THE INTERNET IS ITS OWN ECONOMIC SYSTEM AND IDEOLOGY
History seems to move faster at certain times than others. Now is one of those times.
Karl Marx, thinking about industrialization, claimed that a newly emergent economic force/system was actually revolutionary in the sense that it reshaped all the territory and politics it touched. 100 years later, Marshall McLuhan claimed similar powers for the emergence of technology. The internet differs from prior economic revolutions in that it seeks to reshape the current geographic layout of man in order to completely replace it. It literally recreates itself by writing itself on the landscape-anyone who’s ever used Snapchat or even Pokemon Go could tell you as much. The internet, at this point being both a new technological and new political formation, presents a two-front war with all of us unfortunately trapped in the middle.

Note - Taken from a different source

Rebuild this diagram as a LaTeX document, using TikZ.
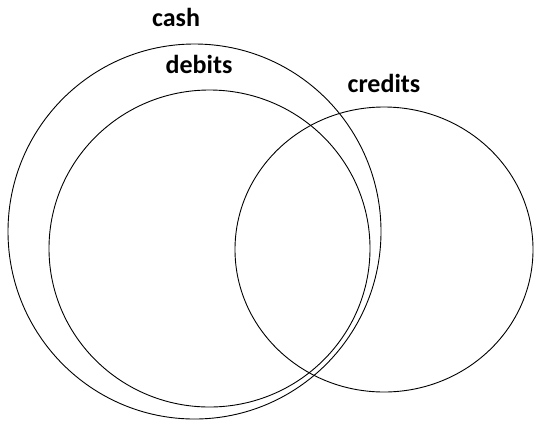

RADICALIZATION IS A FEATURE, NOT A BUG
A library science professor I had in college assigned an academic paper whose author and title I forget. It dealt with the “bridging” vs. “bonding” elements in how internet communities were shaped. A “bonding” community was one that tended to increase homogeneity and insularity-it brought together people with a specific set of interests/demographics and isolated them from the outside world over time. A “bridging” community brought people together across demographics/interests. Internet communities were found to be almost exclusively “bonding”, while groups organizing on the physical proximity of persons were shown to fall more evenly across a bridge/bond spectrum.
The alt-righter thinks by himself: “If I feel wronged about anything, no matter how stupid or illegitimate, I’m sure I can find people willing to indulge or enable me, and the more wronged and isolated I feel about the thing, the more time I’m willing to spend on the internet with these people enabling me. Because these people are now my real friends, they hold disproportionate social influence over me and my initial attraction to them doesn’t suggest strong independent thinking skills to begin with.”
The vernacular of internet discourse has centered around increasingly shocking content and progressive desensitization to extreme materials for nearly as long as the internet has existed. This is how the neo-Nazis and ISIS both recruit. This is how Gamergate happened. Etc. Etc. Etc.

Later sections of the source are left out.